A little Strawberry Rhubarb Rose Compote on top makes them feel downright celebratory. I also like to serve them with a dollop of Greek yogurt and a sprinkle of freeze-dried strawberries for a little crunch. Â
If you’d like to soak your oats overnight, drain and rinse them very well the next morning. You may need to add a touch more almond flour in this case because the soaked oats will increase the moisture.
Strawberry Strong Power Waffles
Ingredients
- 10 oz / 280g strawberries
- 10 oz. / 280g cottage cheese
- 3/4 cup / 180g egg whites
- 1 cup / 100g rolled oats
- 1/4 cup / 25g almond flour
- 1 tsp. honey or maple syrup
- 1 tsp. freshly squeezed lemon juice
- 1 tsp. vanilla extract
- 1 tsp. baking powder
- pinch of salt
Directions
- Add everything to a blender and blitz until smooth and creamy, with no oat bits remaining and the strawberries fully worked in, turning everything a gorgeous soft pink.
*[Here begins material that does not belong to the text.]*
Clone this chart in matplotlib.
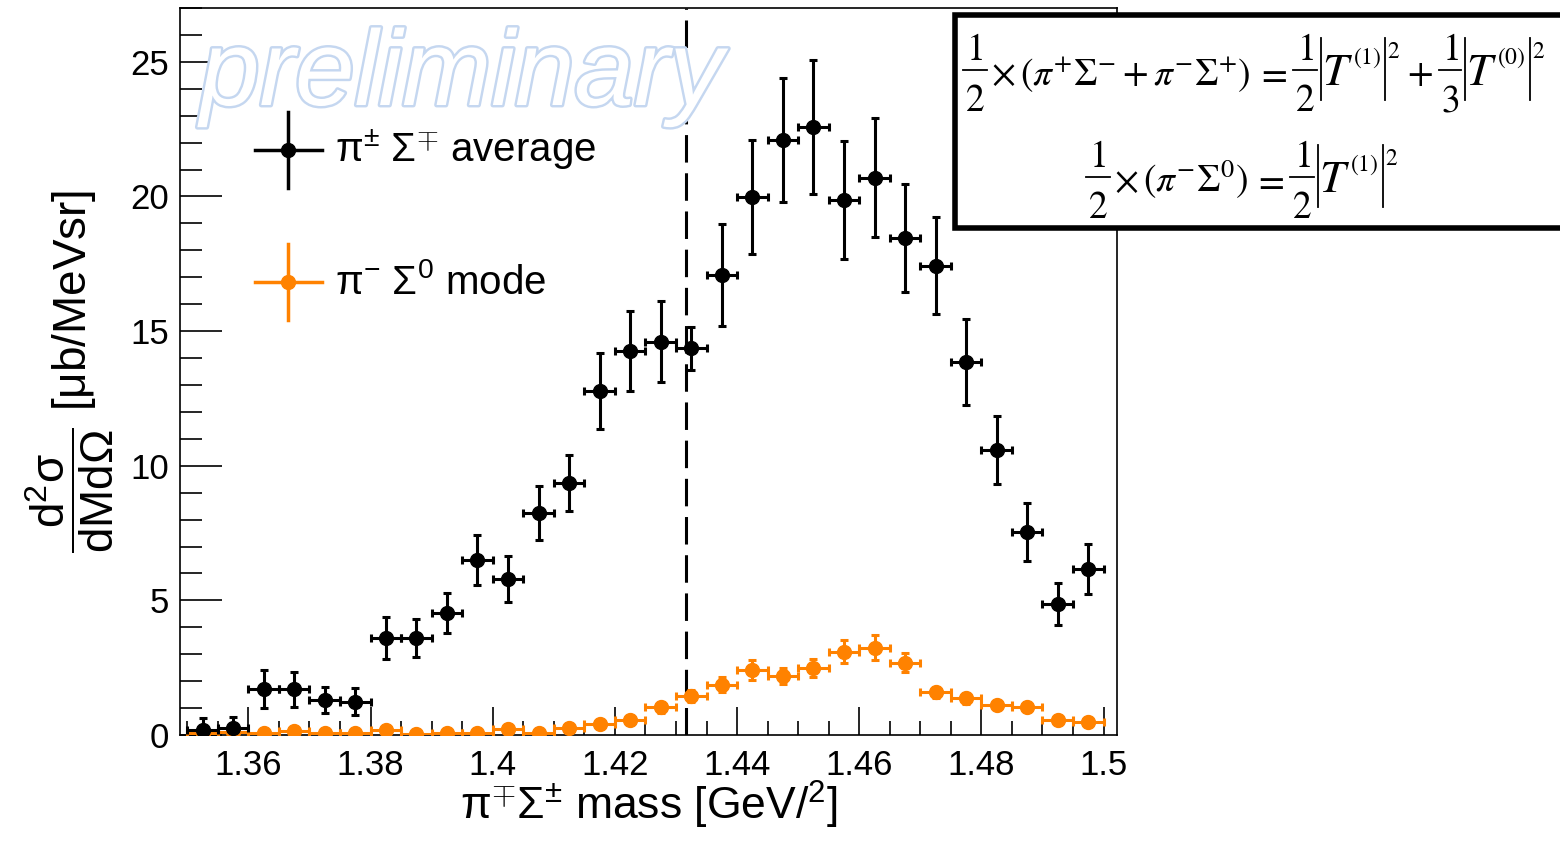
import matplotlib
matplotlib.use("Agg")
import matplotlib.pyplot as plt
import matplotlib.patheffects as pe
from matplotlib.patches import Rectangle
from matplotlib.ticker import MultipleLocator

plt.rcParams['font.family'] = ['Liberation Sans', 'DejaVu Sans']
plt.rcParams['mathtext.fontset'] = 'custom'
plt.rcParams['mathtext.rm'] = 'Liberation Sans'
plt.rcParams['mathtext.it'] = 'Liberation Sans:italic'
plt.rcParams['mathtext.bf'] = 'Liberation Sans:bold'

# ---- data ----
bin_centers = [1.3525, 1.3575, 1.3625, 1.3675, 1.3725, 1.3775, 1.3825, 1.3875, 1.3925, 1.3975,
               1.4025, 1.4075, 1.4125, 1.4175, 1.4225, 1.4275, 1.4325, 1.4375, 1.4425, 1.4475,
               1.4525, 1.4575, 1.4625, 1.4675, 1.4725, 1.4775, 1.4825, 1.4875, 1.4925, 1.4975]
bin_half_width = 0.0025

avg_values = [0.19, 0.25, 1.71, 1.70, 1.30, 1.24, 3.60, 3.60, 4.52, 6.50,
              5.80, 8.26, 9.36, 12.78, 14.26, 14.60, 14.37, 17.08, 19.98, 22.10,
              22.58, 19.87, 20.70, 18.46, 17.42, 13.86, 10.59, 7.55, 4.86, 6.15]
avg_errors = [0.45, 0.40, 0.70, 0.65, 0.50, 0.50, 0.78, 0.70, 0.75, 0.93,
              0.85, 1.00, 1.05, 1.40, 1.50, 1.50, 0.80, 1.90, 2.10, 2.30,
              2.50, 2.20, 2.20, 2.00, 1.80, 1.60, 1.25, 1.08, 0.78, 0.93]

s0_values = [0.07, 0.12, 0.07, 0.16, 0.07, 0.07, 0.19, 0.02, 0.07, 0.07,
             0.24, 0.09, 0.25, 0.41, 0.56, 1.03, 1.46, 1.86, 2.41, 2.20,
             2.50, 3.09, 3.24, 2.69, 1.59, 1.36, 1.11, 1.05, 0.56, 0.49]
s0_errors = [0.08, 0.08, 0.08, 0.08, 0.08, 0.08, 0.10, 0.08, 0.08, 0.08,
             0.12, 0.10, 0.12, 0.14, 0.16, 0.20, 0.22, 0.28, 0.37, 0.30,
             0.33, 0.43, 0.47, 0.35, 0.20, 0.20, 0.16, 0.16, 0.12, 0.10]

threshold = 1.4317

x_range = (1.3488, 1.5022)
y_range = (0, 27)
x_ticks = [1.36, 1.38, 1.40, 1.42, 1.44, 1.46, 1.48, 1.50]
x_tick_labels = ['1.36', '1.38', '1.4', '1.42', '1.44', '1.46', '1.48', '1.5']
y_ticks = [0, 5, 10, 15, 20, 25]

legend_labels = [r'$\mathrm{\pi^{\pm}\ \Sigma^{\mp}}$ average', r'$\mathrm{\pi^{-}\ \Sigma^{0}}$ mode']
ORANGE = '#ff8200'

fig = plt.figure(figsize=(15.6, 8.43), dpi=100)
W, H = 1560, 843
ax = fig.add_axes([180 / W, 108 / H, 937 / W, 727 / H])

xerr = [bin_half_width] * len(bin_centers)
ax.errorbar(bin_centers, s0_values, yerr=s0_errors, xerr=xerr, fmt='o', color=ORANGE,
            ms=10, elinewidth=2.2, capsize=3, capthick=2.2, zorder=3)
ax.errorbar(bin_centers, avg_values, yerr=avg_errors, xerr=xerr, fmt='o', color='black',
            ms=10, elinewidth=2.2, capsize=3, capthick=2.2, zorder=4)

ax.axvline(threshold, color='black', lw=2.2, linestyle=(0, (9, 3.5)), zorder=2)

ax.set_xlim(*x_range)
ax.set_ylim(*y_range)
ax.set_xticks(x_ticks)
ax.set_xticklabels(x_tick_labels)
ax.set_yticks(y_ticks)
ax.xaxis.set_minor_locator(MultipleLocator(0.005))
ax.yaxis.set_minor_locator(MultipleLocator(1))
ax.tick_params(axis='both', which='both', direction='in', top=False, right=False,
               labelsize=25, width=1.2)
ax.tick_params(axis='x', which='major', length=20, pad=10)
ax.tick_params(axis='x', which='minor', length=10)
ax.tick_params(axis='y', which='major', length=30, pad=8)
ax.tick_params(axis='y', which='minor', length=16)
for s in ax.spines.values():
    s.set_linewidth(1.2)

ax.set_xlabel(r'$\mathrm{\pi^{\mp}\Sigma^{\pm}}$ mass [GeV/$\mathrm{^{2}}$]', fontsize=32, labelpad=-2)
ax.set_ylabel(r'$\dfrac{\mathrm{d^{2}\sigma}}{\mathrm{dMd\Omega}}$ [μb/MeVsr]', fontsize=33, labelpad=10)

# legend (manual, ROOT style)
for (cy, col, lab) in [(150, 'black', legend_labels[0]), (282, ORANGE, legend_labels[1])]:
    fy = 1 - cy / H
    fig.add_artist(plt.Line2D([255 / W, 322 / W], [fy, fy], color=col, lw=2.5,
                              transform=fig.transFigure))
    fig.add_artist(plt.Line2D([288 / W, 288 / W], [fy - 38 / H, fy + 38 / H], color=col, lw=2.5,
                              transform=fig.transFigure))
    fig.add_artist(plt.Line2D([288 / W], [fy], color=col, marker='o', ms=10,
                              transform=fig.transFigure))
    fig.text(335 / W, fy, lab, fontsize=29, va='center', ha='left')

# watermark
fig.text(200 / W, 1 - 105 / H, 'preliminary', fontsize=77, style='italic', color='white',
         ha='left', va='baseline', zorder=10,
         path_effects=[pe.withStroke(linewidth=3.5, foreground='#c5d7f0')])

# equation box
fig.add_artist(Rectangle((955 / W, 1 - 228 / H), 0.45, (228 - 15) / H, fill=True,
                         facecolor='white', edgecolor='black', lw=4,
                         transform=fig.transFigure, clip_on=False, zorder=20))

R = fig.canvas.get_renderer()
FS_MAIN, FS_T, FS_SUP = 27, 33, 17


def put(x, base, s, fs, dy=0, ha='left'):
    t = fig.text(x / W, 1 - (base - dy) / H, s, fontsize=fs, math_fontfamily='stix',
                 ha=ha, va='baseline', zorder=21)
    bb = t.get_window_extent(R)
    return t, bb.x1, bb.width


def frac(x, base, num, den):
    tn, _, wn = put(0, base, num, FS_MAIN, dy=25, ha='center')
    td, _, wd = put(0, base, den, FS_MAIN, dy=-26, ha='center')
    w = max(wn, wd) + 6
    tn.set_x((x + w / 2) / W)
    td.set_x((x + w / 2) / W)
    yb = 1 - (base - 15) / H
    fig.add_artist(plt.Line2D([(x + 1) / W, (x + w - 1) / W], [yb, yb], color='black', lw=1.3,
                              transform=fig.transFigure, zorder=21))
    return x + w


def bar(x, base):
    fig.add_artist(plt.Line2D([x / W, x / W], [1 - (base + 15) / H, 1 - (base - 47) / H],
                              color='black', lw=1.3, transform=fig.transFigure, zorder=21))
    return x


def absT(x, base, idx):
    x = bar(x + 3, base)
    _, x, _ = put(x + 1, base, r'$T$', FS_T)
    _, x, _ = put(x, base, r'$(%s)$' % idx, FS_SUP, dy=21)
    x = bar(x + 4, base)
    _, x, _ = put(x + 2, base, r'$2$', FS_SUP, dy=27)
    return x


# line 1
b1 = 85
x = frac(962, b1, r'$1$', r'$2$')
_, x, _ = put(x + 3, b1, r'$\times$', FS_MAIN)
_, x, _ = put(x + 5, b1, r'$(\pi^{+}\Sigma^{-}+\pi^{-}\Sigma^{+})$', FS_MAIN)
_, x, _ = put(x + 5, b1, r'$=$', FS_MAIN)
x = frac(x + 5, b1, r'$1$', r'$2$')
x = absT(x, b1, '1')
_, x, _ = put(x + 7, b1, r'$+$', FS_MAIN)
x = frac(x + 5, b1, r'$1$', r'$3$')
x = absT(x, b1, '0')

# line 2
b2 = 192
x = frac(1085, b2, r'$1$', r'$2$')
_, x, _ = put(x + 3, b2, r'$\times$', FS_MAIN)
_, x, _ = put(x + 5, b2, r'$(\pi^{-}\Sigma^{0})$', FS_MAIN)
_, x, _ = put(x + 5, b2, r'$=$', FS_MAIN)
x = frac(x + 5, b2, r'$1$', r'$2$')
x = absT(x, b2, '1')

fig.savefig('out.png', dpi=100)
- Preheat your waffle iron while the batter rests for a few minutes. Lightly grease it if needed, even on a nonstick model, as this batter is delicate and deserves a little help releasing.
- Pour the batter into the iron and cook until deeply golden and set. Resist the urge to peek too early – these need a little extra time compared to a classic waffle, since there’s no flour here to help them firm up quickly.
- Serve them immediately, with whatever your morning is asking for; a dollop of yogurt, a scatter of fresh berries, a drizzle of honey or maple syrup. Eat right away, while they’re warm and golden at the edges. Say thank you and enjoy!